Back to computation in the nullspace. How is it useful? Easy to see how its useful for preparatory motor activity: the null-potent space distinction allows for gating the downstream effect of neural activity, so that it can act in a preparatory manner. In other words, by living in the nullspace, preparatory activity is safe to plan the next movement without interfering with the current one.

But lets break this picture down a little further. What is a "movement"? Where is the distinction between the current movement and the next one currently being planned? Does the motor system really work this way? The simplest way to imagine what motor systems do is take some vector representing what you want achieved and then calculating and spitting out what set of muscle commands will achieve that. Where does preparatory come into play there? The idea in the literature seems to be that motor cortex is a "dynamical system", with the property that it behaves quite differently when put in different initial conditions. The preparatory activity's job is thus to choose the right initial conditions. But again - what does "initial" mean? In papers, the initiation of the movement is given to you on a platter with the delayed reaching task "Go" cue. But in the real world there are no Go cues. And there is no delayed period between target onset and go cue (except in really contrived situations, e.g ready,set,go!). So what does preparatory activity do then? It's a bit of a mystery to me. I should probably read more, but it sounds like a classic case of abstracting principles of neural activity from a highly contrived and artificial experimental task, i.e. modern calcium imaging era neuroscience.

One possibility is the existence of primitive motor movements.
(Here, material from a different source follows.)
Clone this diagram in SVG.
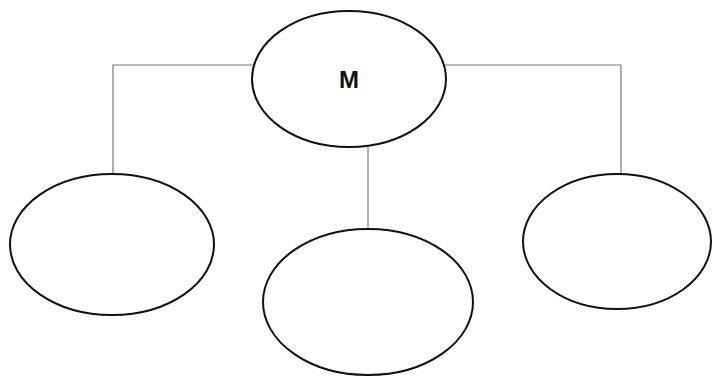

In this case, there are very distinct units called "movements", and each one can be produced by simply initializing the motor system in the right way and then letting it run (presumably with feedback). I'm pretty sure the idea of motor primitives has been around for a while, but I should look more into it. The idea is quite appealing from a learning perspective too, whereby simple tasks can be easily accomplished by a sequence of motor primitives (i.e. a sequence of different initial conditions) but harder tasks require learning new motor primitives, which might require some rewiring of e.g. motor cortex.

I'm actually currently working on this problem right now - although avoiding the issue of learning for now and just trying to see if we can hardwire this into a network. What I'm finding right now, in very preliminary stages (just trying to do this with a linear dynamical system - which could be harder to do than in a nonlinear network, but linear systems are easy to work with analytically), is that it's really quite hard to design a dynamical system with the desired properties. You want a dynamical system that (1) produces highly (meaningfully) distinct trajectories when starting at distinct initial conditions but (2) is robust to small perturbations of its initial condition. The brain is really noisy, so (2) is just as important as (1). It is worth noting that - at least in rat barrel cortex - cortical dynamics look to be pretty chaotic, i.e. condition (2) doesn't hold. But one could easily imagine motor cortex is wired up in a certain way for (2) to hold. But what I'm finding is that making (1) hold is pretty hard.

One caveat I that came to mind: when we speak about the initial conditions of the system, I think it's important to note that the system is a closed loop feedback system. One could imagine the feedback makes it easier to make sure (2) holds, while the wiring makes (1) hold.